_GOAL_:
Reproduce exactly, and only, the lines of the material below running from the line bearing "Generate a web" through the line bearing "-3], 'D-93': [0, 0]". Leave any pictures out.

_DATA RECORDS_:
>> Start

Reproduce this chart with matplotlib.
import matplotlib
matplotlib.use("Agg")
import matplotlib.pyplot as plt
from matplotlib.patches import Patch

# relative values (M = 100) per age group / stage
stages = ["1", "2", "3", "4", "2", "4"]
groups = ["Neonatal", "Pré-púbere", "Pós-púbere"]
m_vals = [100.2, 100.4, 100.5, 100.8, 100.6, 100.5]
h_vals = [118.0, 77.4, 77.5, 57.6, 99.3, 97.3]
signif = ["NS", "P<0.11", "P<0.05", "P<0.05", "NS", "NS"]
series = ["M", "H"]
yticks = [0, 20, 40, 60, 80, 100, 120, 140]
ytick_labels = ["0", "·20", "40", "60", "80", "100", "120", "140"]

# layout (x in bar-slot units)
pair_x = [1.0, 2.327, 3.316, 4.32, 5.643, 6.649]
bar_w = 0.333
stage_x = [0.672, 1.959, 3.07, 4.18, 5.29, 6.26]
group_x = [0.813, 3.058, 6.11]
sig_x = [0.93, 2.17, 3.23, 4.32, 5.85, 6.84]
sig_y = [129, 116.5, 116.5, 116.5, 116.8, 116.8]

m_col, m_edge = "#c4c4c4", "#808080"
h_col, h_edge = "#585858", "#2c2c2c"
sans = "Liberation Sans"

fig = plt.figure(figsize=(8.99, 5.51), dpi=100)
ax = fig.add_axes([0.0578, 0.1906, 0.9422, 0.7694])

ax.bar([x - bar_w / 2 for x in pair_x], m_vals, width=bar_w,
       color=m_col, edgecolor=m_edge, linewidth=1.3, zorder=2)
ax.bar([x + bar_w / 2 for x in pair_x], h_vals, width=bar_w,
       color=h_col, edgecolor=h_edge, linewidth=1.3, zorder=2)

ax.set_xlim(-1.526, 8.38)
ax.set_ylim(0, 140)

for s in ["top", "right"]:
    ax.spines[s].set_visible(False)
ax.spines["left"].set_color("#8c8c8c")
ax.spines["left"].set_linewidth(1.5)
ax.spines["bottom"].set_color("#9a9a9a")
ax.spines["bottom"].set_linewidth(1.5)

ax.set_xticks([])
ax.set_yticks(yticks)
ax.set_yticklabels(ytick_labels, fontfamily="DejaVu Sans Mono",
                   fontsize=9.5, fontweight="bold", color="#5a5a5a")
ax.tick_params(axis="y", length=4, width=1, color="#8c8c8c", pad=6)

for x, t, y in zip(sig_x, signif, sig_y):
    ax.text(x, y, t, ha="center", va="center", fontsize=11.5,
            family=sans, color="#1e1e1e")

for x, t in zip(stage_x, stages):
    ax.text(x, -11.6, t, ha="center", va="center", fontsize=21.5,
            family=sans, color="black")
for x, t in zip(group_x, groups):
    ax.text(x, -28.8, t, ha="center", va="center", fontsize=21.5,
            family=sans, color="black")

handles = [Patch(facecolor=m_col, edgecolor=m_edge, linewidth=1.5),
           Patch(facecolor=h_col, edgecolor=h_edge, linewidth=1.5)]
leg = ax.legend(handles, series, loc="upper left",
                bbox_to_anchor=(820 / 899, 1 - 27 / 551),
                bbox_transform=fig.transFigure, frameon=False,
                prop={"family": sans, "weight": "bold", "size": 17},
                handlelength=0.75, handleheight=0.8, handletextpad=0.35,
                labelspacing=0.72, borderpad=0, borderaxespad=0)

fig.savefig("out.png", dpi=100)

>> End
>> Start

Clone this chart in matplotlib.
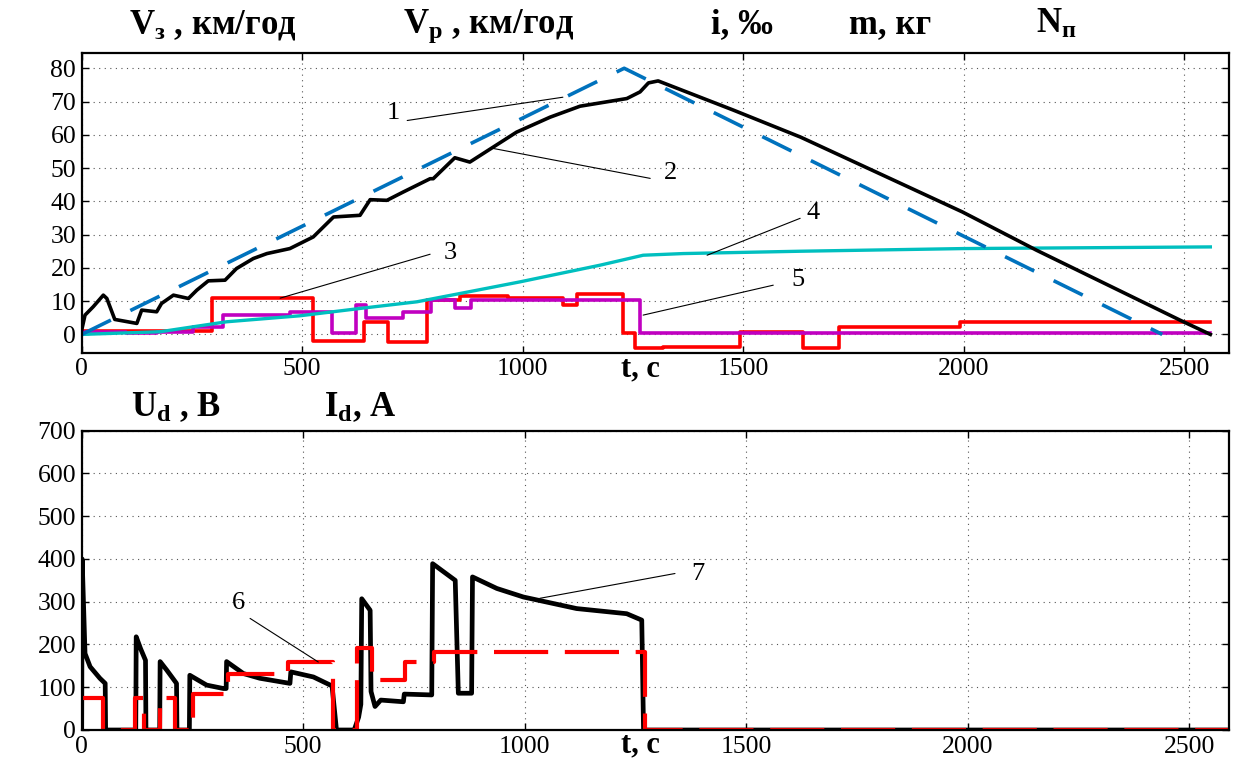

>> End
>> Start

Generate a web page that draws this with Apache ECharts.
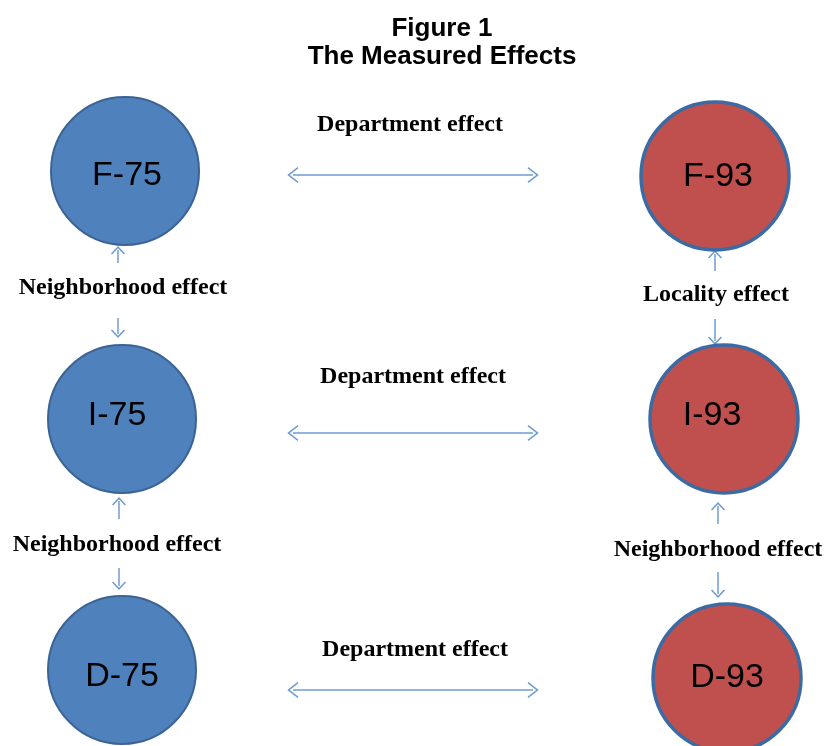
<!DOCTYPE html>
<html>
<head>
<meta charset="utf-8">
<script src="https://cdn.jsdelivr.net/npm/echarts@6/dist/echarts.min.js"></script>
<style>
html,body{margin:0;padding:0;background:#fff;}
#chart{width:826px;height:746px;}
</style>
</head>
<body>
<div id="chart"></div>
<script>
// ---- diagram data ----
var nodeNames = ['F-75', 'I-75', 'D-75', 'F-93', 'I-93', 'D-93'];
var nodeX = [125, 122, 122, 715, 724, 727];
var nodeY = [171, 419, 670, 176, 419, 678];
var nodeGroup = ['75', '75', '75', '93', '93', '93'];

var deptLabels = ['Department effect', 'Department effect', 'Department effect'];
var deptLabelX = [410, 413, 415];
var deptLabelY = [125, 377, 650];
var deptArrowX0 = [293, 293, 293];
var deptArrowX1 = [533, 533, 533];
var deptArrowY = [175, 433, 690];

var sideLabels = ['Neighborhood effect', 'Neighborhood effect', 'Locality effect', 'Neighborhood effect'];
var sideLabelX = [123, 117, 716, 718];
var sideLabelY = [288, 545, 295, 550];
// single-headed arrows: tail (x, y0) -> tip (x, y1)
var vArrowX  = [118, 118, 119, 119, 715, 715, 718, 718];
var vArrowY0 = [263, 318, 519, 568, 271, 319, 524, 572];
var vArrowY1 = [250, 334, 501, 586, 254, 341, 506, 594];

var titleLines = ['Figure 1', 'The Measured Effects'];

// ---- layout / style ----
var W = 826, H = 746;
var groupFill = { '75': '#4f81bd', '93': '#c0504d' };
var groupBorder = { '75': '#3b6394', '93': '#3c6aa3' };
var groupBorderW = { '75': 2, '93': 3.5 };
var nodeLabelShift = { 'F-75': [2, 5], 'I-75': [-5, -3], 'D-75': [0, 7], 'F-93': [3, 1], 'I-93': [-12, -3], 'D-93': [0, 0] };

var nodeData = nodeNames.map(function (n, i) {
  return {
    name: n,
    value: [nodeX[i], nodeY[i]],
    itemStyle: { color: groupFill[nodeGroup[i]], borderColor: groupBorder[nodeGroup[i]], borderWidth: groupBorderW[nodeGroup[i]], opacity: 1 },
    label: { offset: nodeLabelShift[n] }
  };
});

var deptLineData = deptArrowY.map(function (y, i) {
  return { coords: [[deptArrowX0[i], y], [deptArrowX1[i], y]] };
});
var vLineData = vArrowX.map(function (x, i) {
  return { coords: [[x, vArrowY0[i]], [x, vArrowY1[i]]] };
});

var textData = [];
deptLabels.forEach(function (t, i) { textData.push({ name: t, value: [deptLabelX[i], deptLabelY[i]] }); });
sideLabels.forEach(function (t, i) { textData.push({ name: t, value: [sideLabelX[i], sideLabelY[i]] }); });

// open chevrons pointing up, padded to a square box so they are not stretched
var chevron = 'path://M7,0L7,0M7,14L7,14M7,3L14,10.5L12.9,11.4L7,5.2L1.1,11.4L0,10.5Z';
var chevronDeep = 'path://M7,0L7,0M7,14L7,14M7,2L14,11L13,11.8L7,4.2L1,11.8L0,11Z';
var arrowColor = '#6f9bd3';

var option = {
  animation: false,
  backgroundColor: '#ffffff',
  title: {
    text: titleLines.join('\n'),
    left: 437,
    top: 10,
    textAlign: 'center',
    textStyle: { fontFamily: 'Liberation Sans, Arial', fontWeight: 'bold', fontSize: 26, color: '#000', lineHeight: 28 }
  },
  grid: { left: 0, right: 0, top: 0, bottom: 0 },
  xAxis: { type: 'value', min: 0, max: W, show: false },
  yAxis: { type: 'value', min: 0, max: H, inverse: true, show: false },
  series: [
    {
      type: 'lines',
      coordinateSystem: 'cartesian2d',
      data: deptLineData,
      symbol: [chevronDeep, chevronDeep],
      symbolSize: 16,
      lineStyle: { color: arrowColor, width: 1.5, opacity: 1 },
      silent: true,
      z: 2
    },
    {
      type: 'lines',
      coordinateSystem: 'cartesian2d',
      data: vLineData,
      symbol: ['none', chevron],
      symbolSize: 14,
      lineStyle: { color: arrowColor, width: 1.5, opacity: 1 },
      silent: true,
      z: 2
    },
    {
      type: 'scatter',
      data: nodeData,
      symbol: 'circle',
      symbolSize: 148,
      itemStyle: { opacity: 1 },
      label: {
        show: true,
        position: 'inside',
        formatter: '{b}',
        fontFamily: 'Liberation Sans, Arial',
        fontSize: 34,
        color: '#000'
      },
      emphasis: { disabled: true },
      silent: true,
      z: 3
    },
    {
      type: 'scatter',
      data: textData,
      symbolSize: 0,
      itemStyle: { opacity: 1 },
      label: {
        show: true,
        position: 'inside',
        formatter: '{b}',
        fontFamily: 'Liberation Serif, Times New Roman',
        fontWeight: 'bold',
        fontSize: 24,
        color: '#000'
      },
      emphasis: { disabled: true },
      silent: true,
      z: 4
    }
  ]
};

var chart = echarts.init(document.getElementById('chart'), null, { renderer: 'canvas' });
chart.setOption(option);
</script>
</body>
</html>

>> End

_COMPLETED TASK_:
Generate a web page that draws this with Apache ECharts.
<!DOCTYPE html>
<html>
<head>
<meta charset="utf-8">
<script src="https://cdn.jsdelivr.net/npm/echarts@6/dist/echarts.min.js"></script>
<style>
html,body{margin:0;padding:0;background:#fff;}
#chart{width:826px;height:746px;}
</style>
</head>
<body>
<div id="chart"></div>
<script>
// ---- diagram data ----
var nodeNames = ['F-75', 'I-75', 'D-75', 'F-93', 'I-93', 'D-93'];
var nodeX = [125, 122, 122, 715, 724, 727];
var nodeY = [171, 419, 670, 176, 419, 678];
var nodeGroup = ['75', '75', '75', '93', '93', '93'];

var deptLabels = ['Department effect', 'Department effect', 'Department effect'];
var deptLabelX = [410, 413, 415];
var deptLabelY = [125, 377, 650];
var deptArrowX0 = [293, 293, 293];
var deptArrowX1 = [533, 533, 533];
var deptArrowY = [175, 433, 690];

var sideLabels = ['Neighborhood effect', 'Neighborhood effect', 'Locality effect', 'Neighborhood effect'];
var sideLabelX = [123, 117, 716, 718];
var sideLabelY = [288, 545, 295, 550];
// single-headed arrows: tail (x, y0) -> tip (x, y1)
var vArrowX  = [118, 118, 119, 119, 715, 715, 718, 718];
var vArrowY0 = [263, 318, 519, 568, 271, 319, 524, 572];
var vArrowY1 = [250, 334, 501, 586, 254, 341, 506, 594];

var titleLines = ['Figure 1', 'The Measured Effects'];

// ---- layout / style ----
var W = 826, H = 746;
var groupFill = { '75': '#4f81bd', '93': '#c0504d' };
var groupBorder = { '75': '#3b6394', '93': '#3c6aa3' };
var groupBorderW = { '75': 2, '93': 3.5 };
var nodeLabelShift = { 'F-75': [2, 5], 'I-75': [-5, -3], 'D-75': [0, 7], 'F-93': [3, 1], 'I-93': [-12, -3], 'D-93': [0, 0] };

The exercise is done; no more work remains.